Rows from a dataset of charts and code
.....

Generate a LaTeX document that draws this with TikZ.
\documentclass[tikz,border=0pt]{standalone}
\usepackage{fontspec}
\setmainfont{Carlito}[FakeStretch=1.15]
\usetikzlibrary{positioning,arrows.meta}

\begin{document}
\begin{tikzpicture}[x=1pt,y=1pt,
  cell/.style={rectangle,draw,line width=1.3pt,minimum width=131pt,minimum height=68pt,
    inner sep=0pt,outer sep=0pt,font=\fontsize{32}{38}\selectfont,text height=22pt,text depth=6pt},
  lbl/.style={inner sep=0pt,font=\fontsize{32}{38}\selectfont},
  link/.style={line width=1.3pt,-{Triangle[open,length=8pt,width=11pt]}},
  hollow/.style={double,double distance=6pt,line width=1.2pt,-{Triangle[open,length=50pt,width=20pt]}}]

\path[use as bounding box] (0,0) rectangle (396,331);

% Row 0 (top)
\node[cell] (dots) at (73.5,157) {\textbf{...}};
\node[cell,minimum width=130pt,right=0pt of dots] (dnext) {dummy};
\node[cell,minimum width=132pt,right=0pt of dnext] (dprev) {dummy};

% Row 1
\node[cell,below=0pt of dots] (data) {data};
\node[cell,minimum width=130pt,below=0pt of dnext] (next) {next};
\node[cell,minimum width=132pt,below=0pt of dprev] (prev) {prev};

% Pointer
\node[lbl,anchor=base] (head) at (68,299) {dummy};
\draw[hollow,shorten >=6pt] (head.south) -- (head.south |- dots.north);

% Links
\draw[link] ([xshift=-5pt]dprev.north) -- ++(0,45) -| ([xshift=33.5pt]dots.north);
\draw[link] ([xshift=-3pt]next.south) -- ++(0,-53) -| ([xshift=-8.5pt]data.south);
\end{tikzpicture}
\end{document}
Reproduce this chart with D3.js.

.....

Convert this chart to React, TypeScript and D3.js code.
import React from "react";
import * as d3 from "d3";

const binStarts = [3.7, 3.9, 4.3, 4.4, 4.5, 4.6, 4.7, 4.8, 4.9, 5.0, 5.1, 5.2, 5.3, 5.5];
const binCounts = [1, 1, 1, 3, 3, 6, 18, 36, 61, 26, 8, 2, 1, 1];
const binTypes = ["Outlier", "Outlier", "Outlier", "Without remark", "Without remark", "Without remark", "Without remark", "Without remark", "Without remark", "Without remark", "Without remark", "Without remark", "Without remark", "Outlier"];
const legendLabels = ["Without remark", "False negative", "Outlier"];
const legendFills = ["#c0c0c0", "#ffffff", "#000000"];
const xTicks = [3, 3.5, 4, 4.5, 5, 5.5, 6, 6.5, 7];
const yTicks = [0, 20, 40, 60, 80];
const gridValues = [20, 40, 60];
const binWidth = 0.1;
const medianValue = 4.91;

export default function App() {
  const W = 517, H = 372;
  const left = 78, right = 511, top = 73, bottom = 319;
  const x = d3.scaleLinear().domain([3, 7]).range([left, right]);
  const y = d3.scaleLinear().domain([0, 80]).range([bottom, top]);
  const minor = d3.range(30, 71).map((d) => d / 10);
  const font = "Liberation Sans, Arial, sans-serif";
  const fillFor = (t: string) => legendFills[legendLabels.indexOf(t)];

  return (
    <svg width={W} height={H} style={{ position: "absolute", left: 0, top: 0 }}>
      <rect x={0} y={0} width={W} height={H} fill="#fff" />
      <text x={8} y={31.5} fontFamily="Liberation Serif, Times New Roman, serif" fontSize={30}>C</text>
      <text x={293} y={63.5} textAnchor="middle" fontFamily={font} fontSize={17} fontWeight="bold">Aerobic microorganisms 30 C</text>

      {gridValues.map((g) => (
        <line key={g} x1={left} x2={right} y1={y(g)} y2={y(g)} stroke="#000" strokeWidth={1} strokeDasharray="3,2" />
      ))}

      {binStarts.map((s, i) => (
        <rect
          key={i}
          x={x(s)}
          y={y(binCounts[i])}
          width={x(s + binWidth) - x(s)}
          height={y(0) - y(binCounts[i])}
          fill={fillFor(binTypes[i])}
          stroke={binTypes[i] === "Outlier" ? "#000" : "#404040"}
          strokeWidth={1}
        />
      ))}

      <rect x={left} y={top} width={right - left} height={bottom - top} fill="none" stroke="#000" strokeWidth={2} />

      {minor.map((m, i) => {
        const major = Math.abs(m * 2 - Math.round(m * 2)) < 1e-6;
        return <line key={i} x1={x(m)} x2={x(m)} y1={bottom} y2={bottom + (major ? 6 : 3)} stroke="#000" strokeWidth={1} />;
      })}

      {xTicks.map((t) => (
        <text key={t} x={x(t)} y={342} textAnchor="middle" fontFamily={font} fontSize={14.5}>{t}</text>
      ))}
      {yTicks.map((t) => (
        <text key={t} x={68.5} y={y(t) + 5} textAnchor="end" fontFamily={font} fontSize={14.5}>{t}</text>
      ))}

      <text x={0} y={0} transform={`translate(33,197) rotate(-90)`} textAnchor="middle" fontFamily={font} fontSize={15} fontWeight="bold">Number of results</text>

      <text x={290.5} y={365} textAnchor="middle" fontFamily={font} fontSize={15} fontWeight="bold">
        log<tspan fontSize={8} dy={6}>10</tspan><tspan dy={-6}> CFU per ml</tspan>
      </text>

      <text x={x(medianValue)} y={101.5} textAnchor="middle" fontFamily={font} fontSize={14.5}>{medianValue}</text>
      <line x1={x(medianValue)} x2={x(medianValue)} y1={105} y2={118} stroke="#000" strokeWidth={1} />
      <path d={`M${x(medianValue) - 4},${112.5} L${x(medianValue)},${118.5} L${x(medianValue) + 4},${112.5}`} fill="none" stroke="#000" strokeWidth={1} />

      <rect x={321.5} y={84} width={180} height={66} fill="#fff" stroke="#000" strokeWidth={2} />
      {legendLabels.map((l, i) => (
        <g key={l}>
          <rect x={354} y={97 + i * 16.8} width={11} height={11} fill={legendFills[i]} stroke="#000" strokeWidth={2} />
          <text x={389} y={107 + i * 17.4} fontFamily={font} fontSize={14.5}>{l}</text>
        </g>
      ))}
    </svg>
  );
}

.....

* Your task *
Every line from the one containing "Generate a LaTeX" through the one containing "Reproduce this chart with D3.js." is to be given again exactly, both ends included, and no line outside that range.

* The response *
Generate a LaTeX document that draws this with TikZ.
\documentclass[tikz,border=0pt]{standalone}
\usepackage{fontspec}
\setmainfont{Carlito}[FakeStretch=1.15]
\usetikzlibrary{positioning,arrows.meta}

\begin{document}
\begin{tikzpicture}[x=1pt,y=1pt,
  cell/.style={rectangle,draw,line width=1.3pt,minimum width=131pt,minimum height=68pt,
    inner sep=0pt,outer sep=0pt,font=\fontsize{32}{38}\selectfont,text height=22pt,text depth=6pt},
  lbl/.style={inner sep=0pt,font=\fontsize{32}{38}\selectfont},
  link/.style={line width=1.3pt,-{Triangle[open,length=8pt,width=11pt]}},
  hollow/.style={double,double distance=6pt,line width=1.2pt,-{Triangle[open,length=50pt,width=20pt]}}]

\path[use as bounding box] (0,0) rectangle (396,331);

% Row 0 (top)
\node[cell] (dots) at (73.5,157) {\textbf{...}};
\node[cell,minimum width=130pt,right=0pt of dots] (dnext) {dummy};
\node[cell,minimum width=132pt,right=0pt of dnext] (dprev) {dummy};

% Row 1
\node[cell,below=0pt of dots] (data) {data};
\node[cell,minimum width=130pt,below=0pt of dnext] (next) {next};
\node[cell,minimum width=132pt,below=0pt of dprev] (prev) {prev};

% Pointer
\node[lbl,anchor=base] (head) at (68,299) {dummy};
\draw[hollow,shorten >=6pt] (head.south) -- (head.south |- dots.north);

% Links
\draw[link] ([xshift=-5pt]dprev.north) -- ++(0,45) -| ([xshift=33.5pt]dots.north);
\draw[link] ([xshift=-3pt]next.south) -- ++(0,-53) -| ([xshift=-8.5pt]data.south);
\end{tikzpicture}
\end{document}
Reproduce this chart with D3.js.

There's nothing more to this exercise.